TASK DESCRIPTION - Copy the data precisely, character for character, and leave out every picture.

SUPPLIED DATA -
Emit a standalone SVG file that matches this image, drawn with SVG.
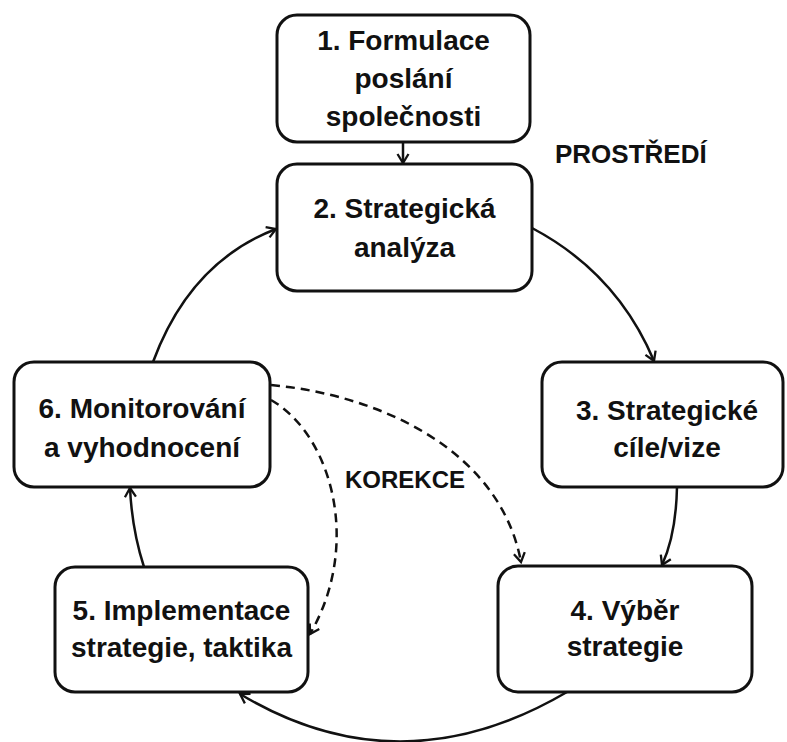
<svg xmlns="http://www.w3.org/2000/svg" width="787" height="742" viewBox="0 0 787 742">
<style>
.box{fill:#fff;stroke:#111;stroke-width:3}
.t{font-family:"Liberation Sans",Arial,sans-serif;font-weight:bold;font-size:28px;fill:#111;text-anchor:middle}
.lbl{font-family:"Liberation Sans",Arial,sans-serif;font-weight:bold;fill:#111}
.c{fill:none;stroke:#111;stroke-width:2.5}
.d{fill:none;stroke:#111;stroke-width:2.5;stroke-dasharray:9 6}
</style>
<defs>
<marker id="ah" markerUnits="userSpaceOnUse" markerWidth="16" markerHeight="16" refX="11" refY="7" orient="auto">
<path d="M2,1.5 L11,7 L2,12.5" fill="none" stroke="#111" stroke-width="2.3"/>
</marker>
</defs>
<rect width="787" height="742" fill="#fff"/>
<g id="connectors">
<path class="c" d="M403,142 L403,163" marker-end="url(#ah)"/>
<path class="c" d="M532,228 Q617,273 654,361" marker-end="url(#ah)"/>
<path class="c" d="M677,487 Q676,535 662,565" marker-end="url(#ah)"/>
<path class="c" d="M567,692 Q400,790 240,694" marker-end="url(#ah)"/>
<path class="c" d="M144,567 Q132,530 130,488" marker-end="url(#ah)"/>
<path class="c" d="M153,362 Q190,262 276,229" marker-end="url(#ah)"/>
<path class="d" d="M271,385 C380,395 500,450 521,562" marker-end="url(#ah)"/>
<path class="d" d="M271,400 C332,435 362,545 310,634" marker-end="url(#ah)"/>
</g>
<g id="n1">
<rect class="box" x="277" y="15" width="253" height="127" rx="20"/>
<text class="t" x="403.5" y="50">1. Formulace</text>
<text class="t" x="403.5" y="88">poslání</text>
<text class="t" x="403.5" y="126">společnosti</text>
</g>
<g id="n2">
<rect class="box" x="277" y="164" width="255" height="127" rx="20"/>
<text class="t" x="404.5" y="218">2. Strategická</text>
<text class="t" x="404.5" y="257">analýza</text>
</g>
<g id="n3">
<rect class="box" x="542" y="362" width="241" height="125" rx="20"/>
<text class="t" x="667" y="420">3. Strategické</text>
<text class="t" x="667" y="457">cíle/vize</text>
</g>
<g id="n4">
<rect class="box" x="498" y="566" width="254" height="126" rx="20"/>
<text class="t" x="625" y="620">4. Výběr</text>
<text class="t" x="625" y="656">strategie</text>
</g>
<g id="n5">
<rect class="box" x="55" y="567" width="253" height="125" rx="20"/>
<text class="t" x="181.5" y="620">5. Implementace</text>
<text class="t" x="181.5" y="657">strategie, taktika</text>
</g>
<g id="n6">
<rect class="box" x="14" y="362" width="256" height="125" rx="20"/>
<text class="t" x="142" y="418">6. Monitorování</text>
<text class="t" x="142" y="457">a vyhodnocení</text>
</g>
<g id="labels">
<text class="lbl" x="555" y="163" font-size="26">PROSTŘEDÍ</text>
<text class="lbl" x="345" y="488" font-size="24">KOREKCE</text>
</g>
</svg>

OUTPUT OF THE EXERCISE -
Emit a standalone SVG file that matches this image, drawn with SVG.
<svg xmlns="http://www.w3.org/2000/svg" width="787" height="742" viewBox="0 0 787 742">
<style>
.box{fill:#fff;stroke:#111;stroke-width:3}
.t{font-family:"Liberation Sans",Arial,sans-serif;font-weight:bold;font-size:28px;fill:#111;text-anchor:middle}
.lbl{font-family:"Liberation Sans",Arial,sans-serif;font-weight:bold;fill:#111}
.c{fill:none;stroke:#111;stroke-width:2.5}
.d{fill:none;stroke:#111;stroke-width:2.5;stroke-dasharray:9 6}
</style>
<defs>
<marker id="ah" markerUnits="userSpaceOnUse" markerWidth="16" markerHeight="16" refX="11" refY="7" orient="auto">
<path d="M2,1.5 L11,7 L2,12.5" fill="none" stroke="#111" stroke-width="2.3"/>
</marker>
</defs>
<rect width="787" height="742" fill="#fff"/>
<g id="connectors">
<path class="c" d="M403,142 L403,163" marker-end="url(#ah)"/>
<path class="c" d="M532,228 Q617,273 654,361" marker-end="url(#ah)"/>
<path class="c" d="M677,487 Q676,535 662,565" marker-end="url(#ah)"/>
<path class="c" d="M567,692 Q400,790 240,694" marker-end="url(#ah)"/>
<path class="c" d="M144,567 Q132,530 130,488" marker-end="url(#ah)"/>
<path class="c" d="M153,362 Q190,262 276,229" marker-end="url(#ah)"/>
<path class="d" d="M271,385 C380,395 500,450 521,562" marker-end="url(#ah)"/>
<path class="d" d="M271,400 C332,435 362,545 310,634" marker-end="url(#ah)"/>
</g>
<g id="n1">
<rect class="box" x="277" y="15" width="253" height="127" rx="20"/>
<text class="t" x="403.5" y="50">1. Formulace</text>
<text class="t" x="403.5" y="88">poslání</text>
<text class="t" x="403.5" y="126">společnosti</text>
</g>
<g id="n2">
<rect class="box" x="277" y="164" width="255" height="127" rx="20"/>
<text class="t" x="404.5" y="218">2. Strategická</text>
<text class="t" x="404.5" y="257">analýza</text>
</g>
<g id="n3">
<rect class="box" x="542" y="362" width="241" height="125" rx="20"/>
<text class="t" x="667" y="420">3. Strategické</text>
<text class="t" x="667" y="457">cíle/vize</text>
</g>
<g id="n4">
<rect class="box" x="498" y="566" width="254" height="126" rx="20"/>
<text class="t" x="625" y="620">4. Výběr</text>
<text class="t" x="625" y="656">strategie</text>
</g>
<g id="n5">
<rect class="box" x="55" y="567" width="253" height="125" rx="20"/>
<text class="t" x="181.5" y="620">5. Implementace</text>
<text class="t" x="181.5" y="657">strategie, taktika</text>
</g>
<g id="n6">
<rect class="box" x="14" y="362" width="256" height="125" rx="20"/>
<text class="t" x="142" y="418">6. Monitorování</text>
<text class="t" x="142" y="457">a vyhodnocení</text>
</g>
<g id="labels">
<text class="lbl" x="555" y="163" font-size="26">PROSTŘEDÍ</text>
<text class="lbl" x="345" y="488" font-size="24">KOREKCE</text>
</g>
</svg>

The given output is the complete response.